Kathe Sandler (born May 11, 1959) is a filmmaker. She won a 1996 Guggenheim Award and two Prized Pieces Awards from the National Black Programming Consortium. She also received two fellowships from New York Foundation for the Arts for filmmaking.

Early life 
Sandler was born in Mexico City, Mexico, to Joan Sandler, former Community Education Director of the Metropolitan Museum of Art, and Alvin Sandler, a painter and graphic artist. She attended American Film Institute's Directing Workshop for Women.

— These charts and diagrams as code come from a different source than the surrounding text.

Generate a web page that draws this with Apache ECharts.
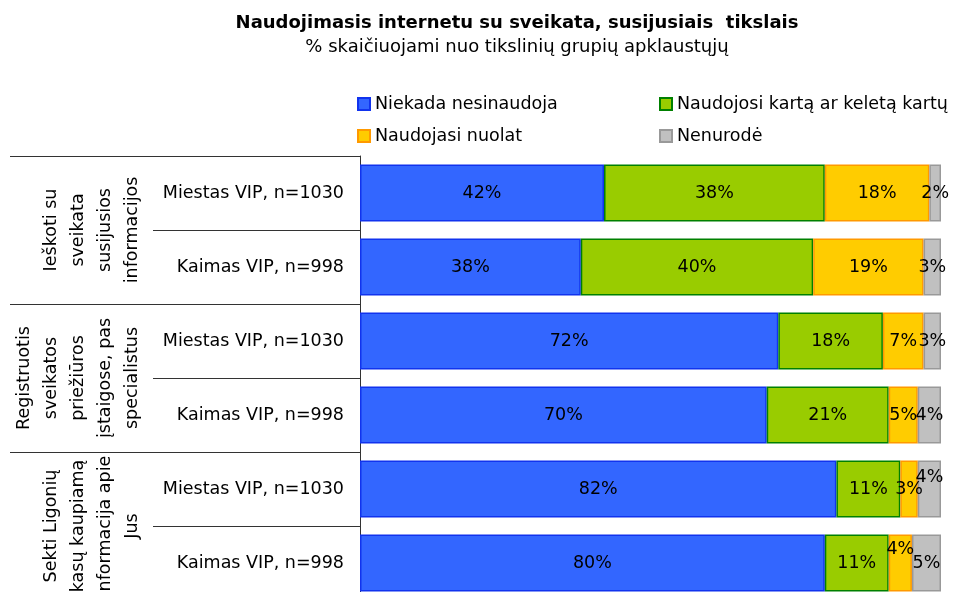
<!DOCTYPE html>
<html>
<head>
<meta charset="utf-8">
<script src="https://cdn.jsdelivr.net/npm/echarts@6/dist/echarts.min.js"></script>
<style>
  html, body { margin: 0; padding: 0; background: #fff; }
  #chart { width: 955px; height: 592px; }
</style>
</head>
<body>
<div id="chart"></div>
<script>
// Row labels (top to bottom) and the three purpose groups they belong to
const rowLabels = [
  'Miestas VIP, n=1030', 'Kaimas VIP, n=998',
  'Miestas VIP, n=1030', 'Kaimas VIP, n=998',
  'Miestas VIP, n=1030', 'Kaimas VIP, n=998'
];
const groupLabels = [
  'Ieškoti su\nsveikata\nsusijusios\ninformacijos',
  'Registruotis\nsveikatos\npriežiūros\nįstaigose, pas\nspecialistus',
  'Sekti Ligonių\nkasų kaupiamą\ninformacija apie\nJus'
];
const seriesNames = [
  'Niekada nesinaudoja',
  'Naudojosi kartą ar keletą kartų',
  'Naudojasi nuolat',
  'Nenurodė'
];

// Shares in percent, one value per row
const never    = [42, 38, 72, 70, 82, 80];
const once     = [38, 40, 18, 21, 11, 11];
const constant = [18, 19, 7, 5, 3, 4];
const noAnswer = [2, 3, 3, 4, 4, 5];

const fills   = ['#3366FF', '#99CC00', '#FFCC00', '#C0C0C0'];
const borders = ['#1133EE', '#008000', '#FF9900', '#999999'];

// A few small segments have their labels lifted so they don't collide
const labelLift = { '3-4': -12, '2-5': -14 };

const valueSets = [never, once, constant, noAnswer];
const FONT = 'DejaVu Sans';
const FS = 17.5;

const series = valueSets.map((vals, s) => ({
  name: seriesNames[s],
  type: 'bar',
  stack: 'total',
  barWidth: 57,
  itemStyle: { color: fills[s], borderColor: borders[s], borderWidth: 1.5 },
  label: {
    show: true,
    position: 'inside',
    formatter: '{c}%',
    color: '#000',
    fontFamily: FONT,
    fontSize: FS
  },
  emphasis: { disabled: true },
  data: vals.map((v, i) => {
    const lift = labelLift[s + '-' + i];
    return lift ? { value: v, label: { offset: [0, lift] } } : v;
  })
}));

const legendBase = {
  orient: 'vertical',
  top: 90,
  itemGap: 14,
  itemWidth: 12, itemHeight: 12,
  icon: 'rect',
  selectedMode: false,
  textStyle: { fontFamily: FONT, fontSize: FS, color: '#000' }
};

const chart = echarts.init(document.getElementById('chart'), null, { renderer: 'canvas' });
chart.setOption({
  animation: false,
  title: {
    text: 'Naudojimasis internetu su sveikata, susijusiais  tikslais',
    subtext: '% skaičiuojami nuo tikslinių grupių apklaustųjų',
    left: 512,
    textAlign: 'center',
    top: 9,
    itemGap: 6,
    textStyle: { fontFamily: FONT, fontSize: 18, fontWeight: 'bold', color: '#000' },
    subtextStyle: { fontFamily: FONT, fontSize: 18, color: '#000' }
  },
  legend: [
    Object.assign({ data: [seriesNames[0], seriesNames[2]], left: 352 }, legendBase),
    Object.assign({ data: [seriesNames[1], seriesNames[3]], left: 654 }, legendBase)
  ],
  grid: {
    left: 360, right: 14, top: 156, bottom: -8,
    containLabel: false,
    outerBoundsMode: 'none'
  },
  xAxis: {
    type: 'value',
    min: 0, max: 100,
    show: false
  },
  yAxis: [
    {
      type: 'category',
      inverse: true,
      data: rowLabels,
      position: 'left',
      axisLine: { show: true, lineStyle: { color: '#333', width: 1 } },
      axisTick: { show: true, length: 207, lineStyle: { color: '#333', width: 1 } },
      axisLabel: {
        margin: 16,
        fontFamily: FONT, fontSize: FS, color: '#000',
        interval: 0
      },
      splitLine: { show: false }
    },
    {
      type: 'category',
      inverse: true,
      data: groupLabels,
      position: 'left',
      offset: 0,
      axisLine: { show: false },
      axisTick: { show: true, length: 350, lineStyle: { color: '#333', width: 1 } },
      axisLabel: {
        rotate: 90,
        margin: 214,
        interval: 0,
        align: 'center',
        fontFamily: FONT, fontSize: FS, color: '#000',
        lineHeight: 27
      },
      splitLine: { show: false }
    }
  ],
  series: series
});
</script>
</body>
</html>
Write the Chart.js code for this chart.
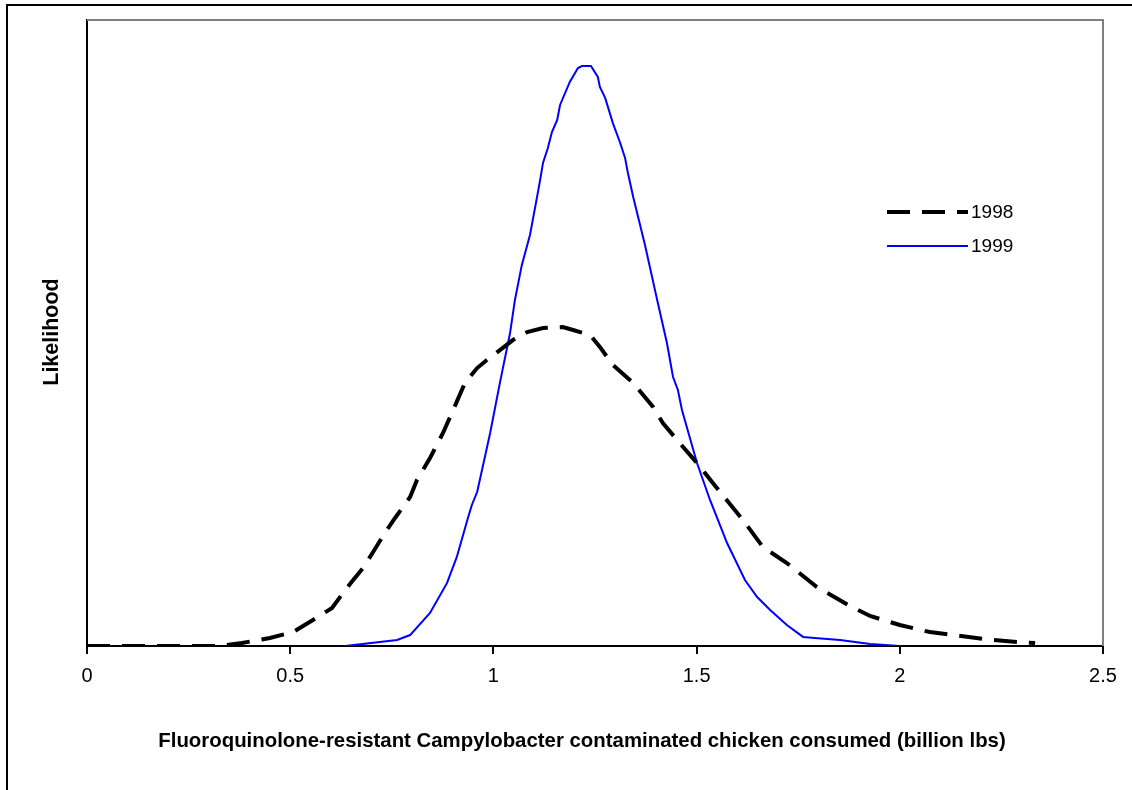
<!DOCTYPE html>
<html lang="en">
<head>
    <meta charset="UTF-8">
    <title>Likelihood 1998 vs 1999</title>
    <script src="https://cdn.jsdelivr.net/npm/chart.js"></script>
    <style>
        html, body { margin: 0; padding: 0; background: #fff; }
        #wrap { width: 1132px; height: 790px; }
    </style>
</head>
<body>
    <div id="wrap"><canvas id="chart"></canvas></div>

    <script>
        // x values (billion lbs) and likelihood readings for each year
        const x1998 = [0, 0.327, 0.381, 0.450, 0.507, 0.556, 0.603, 0.630, 0.655, 0.679, 0.704, 0.733, 0.758, 0.795, 0.812,
            0.844, 0.876, 0.901, 0.930, 0.960, 0.984, 1.016, 1.048, 1.083, 1.122, 1.171, 1.196, 1.238, 1.262, 1.294,
            1.344, 1.393, 1.417, 1.452, 1.501, 1.540, 1.614, 1.663, 1.722, 1.796, 1.873, 1.927, 2.000, 2.074, 2.131,
            2.205, 2.288, 2.333];
        const y1998 = [0, 0, 0.019, 0.051, 0.089, 0.166, 0.243, 0.339, 0.422, 0.498, 0.601, 0.722, 0.818, 0.952, 1.061,
            1.201, 1.361, 1.508, 1.681, 1.776, 1.827, 1.891, 1.955, 2.006, 2.032, 2.038, 2.019, 1.987, 1.911, 1.795,
            1.681, 1.527, 1.425, 1.316, 1.169, 1.042, 0.805, 0.633, 0.530, 0.377, 0.262, 0.192, 0.134, 0.089, 0.070,
            0.045, 0.026, 0.019];

        const x1999 = [0.635, 0.763, 0.795, 0.844, 0.886, 0.910, 0.938, 0.947, 0.960, 0.972, 0.992, 1.016, 1.041, 1.053,
            1.070, 1.090, 1.107, 1.115, 1.122, 1.134, 1.144, 1.157, 1.164, 1.188, 1.208, 1.218, 1.240, 1.257, 1.262,
            1.275, 1.294, 1.312, 1.324, 1.331, 1.344, 1.373, 1.403, 1.427, 1.442, 1.454, 1.464, 1.501, 1.533, 1.575,
            1.619, 1.649, 1.681, 1.722, 1.762, 1.791, 1.853, 1.927, 2.000];
        const y1999 = [0, 0.038, 0.070, 0.211, 0.403, 0.569, 0.824, 0.901, 0.984, 1.125, 1.361, 1.681, 2.000, 2.211,
            2.435, 2.626, 2.863, 2.978, 3.086, 3.182, 3.284, 3.361, 3.457, 3.604, 3.693, 3.706, 3.706, 3.636, 3.572,
            3.502, 3.341, 3.214, 3.118, 3.022, 2.869, 2.562, 2.211, 1.936, 1.719, 1.636, 1.508, 1.169, 0.933, 0.658,
            0.422, 0.313, 0.230, 0.134, 0.058, 0.051, 0.038, 0.013, 0];

        const seriesNames = ['1998', '1999'];
        const xTitle = 'Fluoroquinolone-resistant Campylobacter contaminated chicken consumed (billion lbs)';
        const yTitle = 'Likelihood';

        function toPoints(xs, ys) {
            return xs.map((x, i) => ({ x: x, y: ys[i] }));
        }

        // frame, grey top/right edges, axis titles and legend
        const decorations = {
            id: 'decorations',
            beforeDraw(chart) {
                const c = chart.ctx;
                c.save();
                c.fillStyle = '#fff';
                c.fillRect(0, 0, chart.width, chart.height);
                c.strokeStyle = '#000';
                c.lineWidth = 2;
                c.strokeRect(7, 5, chart.width + 20, chart.height + 20);
                c.restore();
            },
            afterDraw(chart) {
                const c = chart.ctx;
                const a = chart.chartArea;
                c.save();
                c.strokeStyle = '#808080';
                c.lineWidth = 2;
                c.beginPath();
                c.moveTo(a.left, a.top);
                c.lineTo(a.right, a.top);
                c.lineTo(a.right, a.bottom);
                c.stroke();

                c.fillStyle = '#000';
                c.font = 'bold 20.4px "Liberation Sans", Arial, sans-serif';
                c.textAlign = 'center';
                c.textBaseline = 'alphabetic';
                c.fillText(xTitle, 582, 747);

                c.font = 'bold 21.5px "Liberation Sans", Arial, sans-serif';
                c.translate(58, 332);
                c.rotate(-Math.PI / 2);
                c.fillText(yTitle, 0, 0);
                c.restore();

                // legend
                c.save();
                const rows = [212, 246];
                chart.data.datasets.forEach((ds, i) => {
                    c.strokeStyle = ds.borderColor;
                    c.lineWidth = ds.borderWidth;
                    c.setLineDash(ds.borderDash || []);
                    c.beginPath();
                    c.moveTo(887, rows[i]);
                    c.lineTo(968, rows[i]);
                    c.stroke();
                    c.setLineDash([]);
                    c.fillStyle = '#000';
                    c.font = '19px "Liberation Sans", Arial, sans-serif';
                    c.textAlign = 'left';
                    c.textBaseline = 'middle';
                    c.fillText(ds.label, 971, rows[i] + 1);
                });
                c.restore();
            }
        };

        const ctx = document.getElementById('chart').getContext('2d');
        new Chart(ctx, {
            type: 'scatter',
            data: {
                datasets: [{
                    label: seriesNames[0],
                    data: toPoints(x1998, y1998),
                    showLine: true,
                    borderColor: '#000000',
                    borderWidth: 4,
                    borderDash: [23, 12],
                    pointRadius: 0,
                    tension: 0
                }, {
                    label: seriesNames[1],
                    data: toPoints(x1999, y1999),
                    showLine: true,
                    borderColor: '#0000FF',
                    borderWidth: 2,
                    pointRadius: 0,
                    tension: 0
                }]
            },
            options: {
                responsive: true,
                maintainAspectRatio: false,
                animation: false,
                layout: { padding: { left: 7, top: 20, right: 29, bottom: 0 } },
                plugins: {
                    legend: { display: false },
                    tooltip: { enabled: false }
                },
                scales: {
                    x: {
                        type: 'linear',
                        min: 0,
                        max: 2.5,
                        afterFit: s => { s.height = 144; },
                        border: { color: '#000', width: 2 },
                        grid: { drawOnChartArea: false, drawTicks: true, tickLength: 8, color: '#000', lineWidth: 2 },
                        ticks: {
                            stepSize: 0.5,
                            padding: 10,
                            color: '#000',
                            font: { family: '"Liberation Sans", Arial, sans-serif', size: 20 },
                            callback: v => String(v)
                        }
                    },
                    y: {
                        type: 'linear',
                        min: 0,
                        max: 4,
                        afterFit: s => { s.width = 80; },
                        border: { color: '#000', width: 2 },
                        grid: { display: false },
                        ticks: { display: false }
                    }
                }
            },
            plugins: [decorations]
        });
    </script>
</body>
</html>
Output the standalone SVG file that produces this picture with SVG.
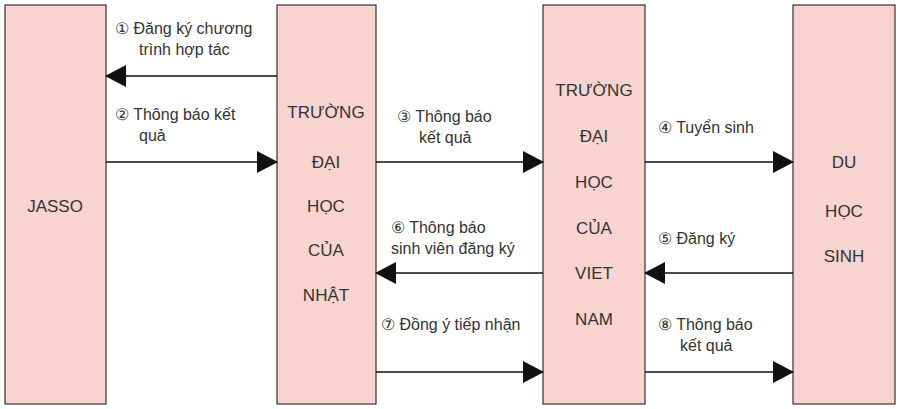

Her sister is Eve Sandler.

Career 
Most known for her feature documentary, A Question of Color, Sandler became known for exploring prejudice, racial identity and the color caste system through the lens of the Black community.

Sandler also made a film called Remembering Thelma, which was about the dancer Thelma Hill, debuting at the 1982 New York Film Festival. 

Sandler directed The Friends, a dramatic film based on Rosa Guy's book of the same name.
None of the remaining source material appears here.